Berbagai polemik memang terus mewarnai dinamika pelaksanaan OPAK. Kenyataan ini menjadi potret buram, yang menodai citra peradaban islam di kampus hijau ini. Ini menjadi masalah yang cukup pelik untuk diselesaikan. Masalah, dalam sebuah sistem, itu bisa jika terjadi penyimpangan, pada satu atau lebih komponen dalam sistem tersebut. Ada disfungsi, dan tidak bekerjanya satu atau lebih komponen. Jika ini dikiaskan pada persoalan OPAK, bisa saja masalah itu ada karena, kurangnya fungsi koordinasi dan komunikasi, kedangkalan pengetahuan tentang aturan main, tekanan yang datang dari luar pengurus mahasiswa, dan lain-lain.
Beberapa hal diatas dapat disimpulkan, karena melihat berbagai kenyataan yang ada. Misalnya, fungsi panitia OPAK sebagai pengarah dan penuntun, atau sebagai pedagang? Atau apakah barang-barang yang diperdagangkan pada saat OPAK wajib dibeli atau tidak? Ada PD III yang mengklaim, tidak ada masalah di Fakultasnya, sedang sms keluhan tentang adanya pungli di fakultas tersebut “menggugat” di handphone PR III. Ada PD III yang mengklaim, pengurus mahasiswanya telah sepakat dan akur, namun di saat rapat, mahasiswa yang dimaksud justru yang paling getol mengajukan komplain kepada birokrat.
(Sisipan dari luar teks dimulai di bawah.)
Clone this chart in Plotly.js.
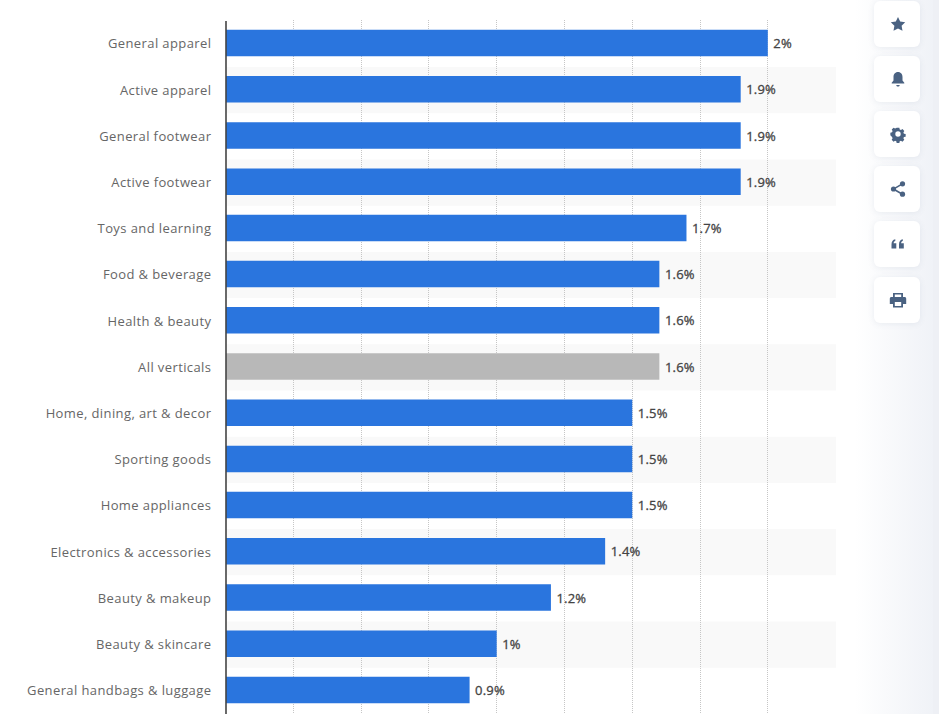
<!DOCTYPE html>
<html>
<head>
<meta charset="utf-8">
<script src="https://cdn.plot.ly/plotly-3.0.1.min.js"></script>
<style>
html,body{margin:0;padding:0;background:#fff;width:939px;height:714px;overflow:hidden}
#chart{position:absolute;left:0;top:0;width:939px;height:714px}
#rail{position:absolute;left:855px;top:0;width:78px;height:714px;background:linear-gradient(to right,rgba(236,239,245,0),rgba(236,239,245,.8) 100%)}
#edge{position:absolute;left:933px;top:0;width:6px;height:714px;background:#eef0f5}
.card{position:absolute;left:874px;width:46px;height:46px;background:#fff;border-radius:6px;box-shadow:0 1px 6px rgba(90,110,140,.10)}
.card svg{position:absolute;left:14px;top:13px;width:20px;height:20px;fill:#4a6282}
.ytick text{letter-spacing:.4px}
text.bartext{letter-spacing:.2px;stroke:#444;stroke-width:.3px}
</style>
</head>
<body>
<div id="chart"></div>
<div id="rail"></div><div id="edge"></div>
<div class="card" style="top:1px"><svg viewBox="0 0 20 20"><path d="M10 3l2.200 4.600 5 .7-3.600 3.500.9 5L10 14.400l-4.500 2.400.9-5L2.800 8.300l5-.7z"/></svg></div>
<div class="card" style="top:56px"><svg viewBox="0 0 20 20"><path d="M10 3c3 0 4.500 2.400 4.500 5v3.500l1.800 2.300v.7H3.700v-.7l1.800-2.300V8c0-2.600 1.500-5 4.500-5zM8.300 16h3.400c0 1-.8 1.500-1.700 1.500S8.300 17 8.300 16z"/></svg></div>
<div class="card" style="top:111px"><svg viewBox="0 0 20 20"><path fill-rule="evenodd" d="M8.500 3h3l.4 1.900 1.400.6 1.700-1 2 2.100-1 1.600.6 1.400 1.900.4v3l-1.900.4-.6 1.400 1 1.700-2.100 2-1.600-1-1.400.6-.4 1.900h-3l-.4-1.900-1.400-.6-1.700 1-2-2.100 1-1.600-.6-1.400L1.500 11.500v-3l1.900-.4.6-1.400-1-1.700 2.100-2 1.600 1 1.400-.6zM10 7a3 3 0 100 6 3 3 0 000-6z" transform="translate(1 1) scale(.9)"/></svg></div>
<div class="card" style="top:166px"><svg viewBox="0 0 20 20"><circle cx="14.500" cy="4.800" r="2.600"/><circle cx="5.500" cy="10" r="2.600"/><circle cx="14.500" cy="15.200" r="2.600"/><path d="M5 9.400l9-5.200.8 1.300-9 5.200zM5.800 9.300l9 5.200-.8 1.400-9-5.200z"/></svg></div>
<div class="card" style="top:221px"><svg viewBox="0 0 20 20"><path d="M3.500 10.500c0-3 1.300-4.700 3.800-5.200v1.800C6.200 7.500 5.700 8.200 5.600 9.200h2.700v5.300H3.500zM11 10.500c0-3 1.300-4.700 3.800-5.200v1.800c-1.100.4-1.600 1.100-1.700 2.100h2.700v5.300H11z"/></svg></div>
<div class="card" style="top:277px"><svg viewBox="0 0 20 20"><path fill-rule="evenodd" d="M5 3h10v4h1.500c1 0 1.700.7 1.700 1.700V14H15v3.500H5V14H1.800V8.700C1.800 7.700 2.500 7 3.500 7H5zm1.800 1.500V7h6.400V4.500zm0 7.500v4h6.400v-4z"/></svg></div>
<script>
var categories = ["General apparel","Active apparel","General footwear","Active footwear","Toys and learning","Food & beverage","Health & beauty","All verticals","Home, dining, art & decor","Sporting goods","Home appliances","Electronics & accessories","Beauty & makeup","Beauty & skincare","General handbags & luggage"];
var values = [2,1.9,1.9,1.9,1.7,1.6,1.6,1.6,1.5,1.5,1.5,1.4,1.2,1,0.9];
var highlightCategory = "All verticals";
var barColor = "#2a75de", highlightColor = "#b8b8b8";
var labels = values.map(function(v){return v+"%";});

var shapes = [];
categories.forEach(function(c,i){
  if(i%2===1) shapes.push({type:"rect",layer:"below",xref:"paper",x0:0,x1:1,yref:"y",y0:i-0.48,y1:i+0.52,fillcolor:"#f9f9f9",line:{width:0}});
});
shapes.push({type:"line",layer:"above",xref:"paper",x0:0,x1:0,yref:"paper",y0:-0.01,y1:0.9985,line:{color:"#444",width:1.6}});

Plotly.newPlot("chart",[{
  type:"bar",orientation:"h",
  y:categories,x:values,
  width:0.574,
  marker:{color:categories.map(function(c){return c===highlightCategory?highlightColor:barColor;})},
  text:labels,textposition:"outside",cliponaxis:false,
  textfont:{family:"'Open Sans',sans-serif",size:13,weight:500,color:"#444"},
  hoverinfo:"skip"
}],{
  width:939,height:714,
  margin:{l:226,r:103,t:20,b:1,pad:0},
  paper_bgcolor:"rgba(0,0,0,0)",plot_bgcolor:"rgba(0,0,0,0)",
  showlegend:false,
  xaxis:{range:[0.0015,2.2515],dtick:0.25,tick0:0,showticklabels:false,ticks:"",showgrid:true,gridcolor:"#c6c6c6",griddash:"1px,1px",gridwidth:1,zeroline:false,showline:false,fixedrange:true},
  yaxis:{type:"category",autorange:false,range:[14.5,-0.5],categoryorder:"array",categoryarray:categories,showgrid:false,zeroline:false,showline:false,ticks:"outside",ticklen:11,tickcolor:"rgba(0,0,0,0)",tickfont:{family:"'Open Sans',sans-serif",size:13,color:"#666"},fixedrange:true},
  shapes:shapes
},{staticPlot:true,displayModeBar:false}).then(function(){
  document.querySelectorAll("#chart text.bartext").forEach(function(t){t.setAttribute("dx","2.5");});
  document.querySelectorAll("#chart .ytick text").forEach(function(t){t.setAttribute("dy","0.7");});
});
</script>
</body>
</html>
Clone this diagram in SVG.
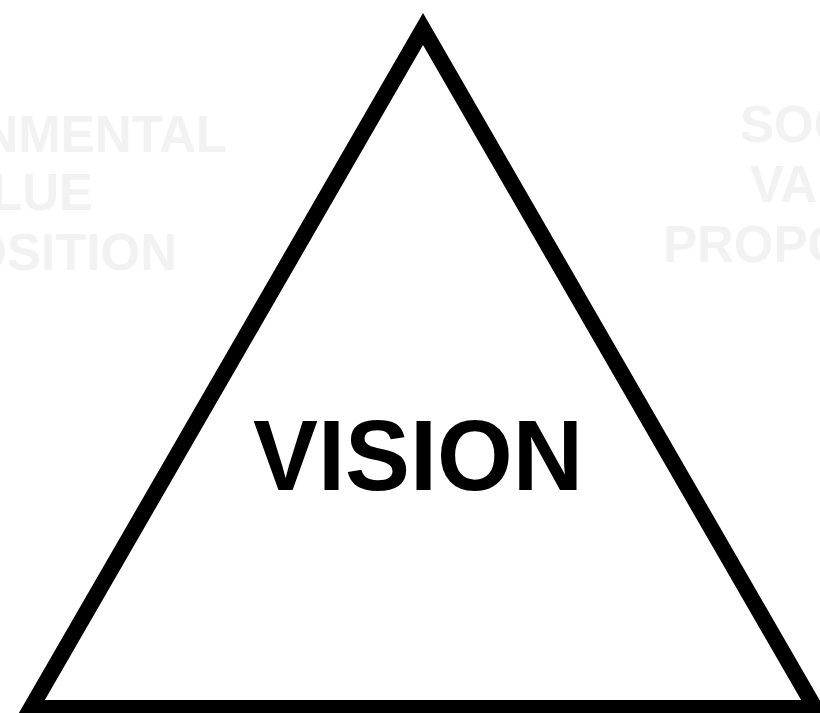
<svg xmlns="http://www.w3.org/2000/svg" width="820" height="713" viewBox="0 0 820 713">
  <style>
    .faint { font-family: "Liberation Sans", Arial, sans-serif; font-weight: bold; font-size: 51px; fill: #f2f2f2; }
    .main { font-family: "Liberation Sans", Arial, sans-serif; font-weight: bold; font-size: 100px; fill: #000000; }
  </style>
  <rect width="820" height="713" fill="#ffffff"/>
  <g id="env-label" class="faint" text-anchor="end">
    <text x="227" y="152">ENVIRONMENTAL</text>
    <text x="93" y="210">VALUE</text>
    <text x="177" y="270">PROPOSITION</text>
  </g>
  <g id="social-label" class="faint" text-anchor="start">
    <text x="740" y="142">SOCIAL</text>
    <text x="750" y="202">VALUE</text>
    <text x="663" y="262">PROPOSITION</text>
  </g>
  <g id="vision">
    <polygon points="423,29 815,708 31,708" fill="#ffffff" stroke="#000000" stroke-width="16" stroke-linejoin="miter"/>
    <text class="main" x="418" y="490" text-anchor="middle" textLength="330" lengthAdjust="spacingAndGlyphs">VISION</text>
  </g>
</svg>
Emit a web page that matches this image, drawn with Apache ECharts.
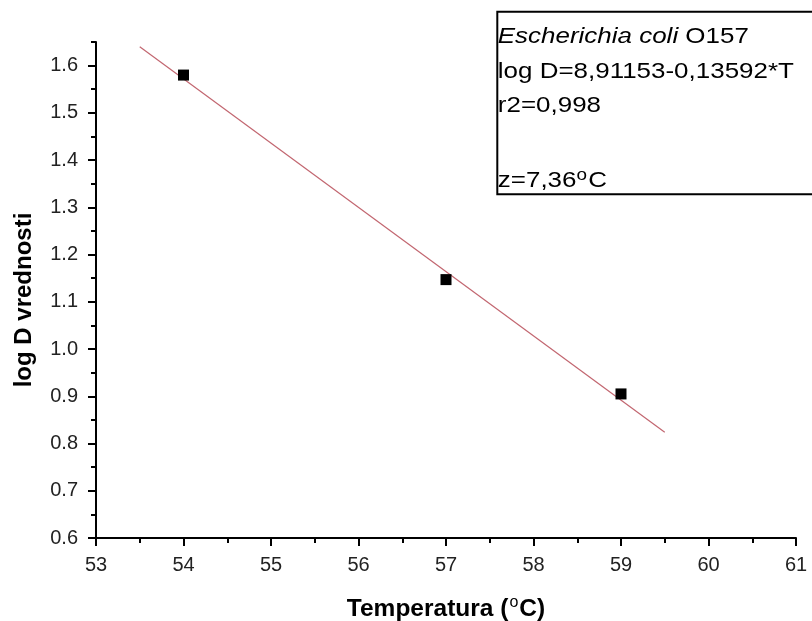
<!DOCTYPE html>
<html>
<head>
<meta charset="utf-8">
<script src="https://cdn.jsdelivr.net/npm/echarts@6/dist/echarts.min.js"></script>
<style>
  html, body { margin: 0; padding: 0; background: #fff; }
  #chart { width: 812px; height: 621px; }
</style>
</head>
<body>
<div id="chart"></div>
<script>
// Measured log D values at each treatment temperature (°C)
const temperatures = [54, 57, 59];
const logD = [1.580, 1.147, 0.905];

// End points of the regression line log D = 8,91153 - 0,13592*T
const fitTemps = [53.5, 59.5];
const fitLogD = [1.640, 0.824];

// Tick positions
const xTicks = [53, 54, 55, 56, 57, 58, 59, 60, 61];
const xMinorTicks = [53.5, 54.5, 55.5, 56.5, 57.5, 58.5, 59.5, 60.5];
const yTicks = [0.6, 0.7, 0.8, 0.9, 1.0, 1.1, 1.2, 1.3, 1.4, 1.5, 1.6];
const yMinorTicks = [0.65, 0.75, 0.85, 0.95, 1.05, 1.15, 1.25, 1.35, 1.45, 1.55, 1.65];

// Annotation box text
const boxTitleItalic = 'Escherichia coli';
const boxTitleRest = ' O157';
const boxEquation = 'log D=8,91153-0,13592*T';
const boxR2 = 'r2=0,998';
const boxZ = 'z=7,36';

const FONT = '"Liberation Sans", Arial, sans-serif';
const AXIS_MIN_X = 53, AXIS_MAX_X = 61, AXIS_MIN_Y = 0.6, AXIS_MAX_Y = 1.65;

const chart = echarts.init(document.getElementById('chart'), null, { renderer: 'canvas' });

const scatterData = temperatures.map((t, i) => [t, logD[i]]);
const fitData = fitTemps.map((t, i) => [t, fitLogD[i]]);

const tickLine = { color: '#000', width: 2 };

const option = {
  animation: false,
  backgroundColor: '#fff',
  grid: {
    left: 96, right: 16, top: 42, bottom: 83,
    containLabel: false, outerBoundsMode: 'none'
  },
  xAxis: [
    {
      type: 'value', min: AXIS_MIN_X, max: AXIS_MAX_X, interval: 1,
      position: 'bottom',
      name: '{b|Temperatura (}{s|o}{b|C)}',
      nameLocation: 'middle', nameGap: 57,
      nameTextStyle: {
        rich: {
          b: { fontFamily: FONT, fontSize: 24.5, fontWeight: 'bold', color: '#000' },
          s: { fontFamily: FONT, fontSize: 16, color: '#000', padding: [0, 1, 12, 1] }
        }
      },
      axisLine: { show: true, onZero: false, lineStyle: tickLine },
      axisTick: { show: true, length: 8, lineStyle: tickLine, customValues: xTicks },
      axisLabel: {
        customValues: xTicks, margin: 17,
        fontFamily: FONT, fontSize: 20, color: '#222',
        formatter: v => String(v)
      },
      splitLine: { show: false }
    },
    {
      type: 'value', min: AXIS_MIN_X, max: AXIS_MAX_X,
      position: 'bottom', offset: 0,
      axisLine: { show: false },
      axisTick: { show: true, length: 5, lineStyle: tickLine, customValues: xMinorTicks },
      axisLabel: { show: false },
      splitLine: { show: false }
    }
  ],
  yAxis: [
    {
      type: 'value', min: AXIS_MIN_Y, max: AXIS_MAX_Y, interval: 0.1,
      position: 'left',
      name: 'log D vrednosti',
      nameLocation: 'middle', nameRotate: 90, nameGap: 60,
      nameTextStyle: {
        fontFamily: FONT, fontSize: 24, fontWeight: 'bold', color: '#000',
        padding: [0, 20, 0, 0]
      },
      axisLine: { show: true, onZero: false, lineStyle: tickLine },
      axisTick: { show: true, length: 8, lineStyle: tickLine, customValues: yTicks },
      axisLabel: {
        customValues: yTicks, margin: 18,
        fontFamily: FONT, fontSize: 20, color: '#222',
        formatter: v => v.toFixed(1)
      },
      splitLine: { show: false }
    },
    {
      type: 'value', min: AXIS_MIN_Y, max: AXIS_MAX_Y,
      position: 'left', offset: 0,
      axisLine: { show: false },
      axisTick: { show: true, length: 5, lineStyle: tickLine, customValues: yMinorTicks },
      axisLabel: { show: false },
      splitLine: { show: false }
    }
  ],
  series: [
    {
      name: 'fit', type: 'line', data: fitData,
      xAxisIndex: 0, yAxisIndex: 0,
      showSymbol: false, symbol: 'none',
      lineStyle: { color: '#c26670', width: 1.2 },
      z: 2, silent: true
    },
    {
      name: 'log D', type: 'scatter', data: scatterData,
      xAxisIndex: 0, yAxisIndex: 0,
      symbol: 'rect', symbolSize: 11,
      itemStyle: { color: '#000', opacity: 1 },
      z: 3
    }
  ],
  graphic: [
    {
      type: 'group', x: 497.3, y: 11.7,
      children: [
        {
          type: 'rect',
          shape: { x: 0, y: 0, width: 330, height: 182.6 },
          style: { fill: '#fff', stroke: '#000', lineWidth: 2 }
        },
        {
          type: 'text', x: 0.5, y: 25.3, scaleX: 1.18,
          style: {
            text: '{i|' + boxTitleItalic + '}{n|' + boxTitleRest + '}',
            verticalAlign: 'middle',
            rich: {
              i: { fontFamily: FONT, fontSize: 22, fontStyle: 'italic', fill: '#000' },
              n: { fontFamily: FONT, fontSize: 22, fill: '#000' }
            }
          }
        },
        {
          type: 'text', x: 0.5, y: 60.3, scaleX: 1.18,
          style: { text: boxEquation, font: '22px ' + FONT, fill: '#000', verticalAlign: 'middle' }
        },
        {
          type: 'text', x: 0.5, y: 94.5, scaleX: 1.18,
          style: { text: boxR2, font: '22px ' + FONT, fill: '#000', verticalAlign: 'middle' }
        },
        {
          type: 'text', x: 0.5, y: 169.3, scaleX: 1.18,
          style: {
            text: '{n|' + boxZ + '}{s|o}{n|C}',
            verticalAlign: 'middle',
            rich: {
              n: { fontFamily: FONT, fontSize: 22, fill: '#000' },
              s: { fontFamily: FONT, fontSize: 16, fill: '#000', padding: [0, 1, 11, 0] }
            }
          }
        }
      ]
    }
  ]
};

chart.setOption(option);
</script>
</body>
</html>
Baik itu birokrat maupun mahasiswa, sudah seharusnya memfungsikan kembali komponen-komponen yang belum berfungsi tersebut. Koodinasi dan komunikasi harus berfungsi dengan baik. Mereka harus mendalami aturan main dengan benar dan saksama. Mahasiswa harus bersikap profesional dalam menjalankan tugas dan kewajibannya sebagai panitia.
Birokrat juga harus sadar. Beragam aksi dan tindak mahasiswa yang meresahkan itu, seharusnya dimaknai sebagai sebuah simbol-simbol, yang punya arti dan makna. Birokrat harus cermat menangkap makna di balik simbol-simbol itu. Realitas saat ini sudah berubah. Ungkapan “Inakke antu riyolo,” atau, “saya juga dulunya aktivis mahasiswa seperti kamu,” lalu dilanjutkan dengan cerita-cerita tentang lebih cemerlangnya ia di masa lalu, kemudian membandingbandingkannya, sudah bukan alat yang ampuh. Orientasi positivistik, yang berbau pragmatik, telah banyak mempengaruhi pikiran mahasiswa kita hari ini. Birokrat harusnya memahami kondisi ini, dan tidak menyelesaikannya dengan cara konfrontatif. Butuh pendekatan yang lebih bersifat partisipatif. Mahasiswa butuh ruang-ruang khusus untuk berkomunikasi dengan birokrat, di luar ruang-ruang formal yang selalu ada. Sebuah ruang yang baru, lebih terbuka, agar terjalin hubungan harmonis, seperti sebuah ungkapan: “jangan ada dusta di antara kita”.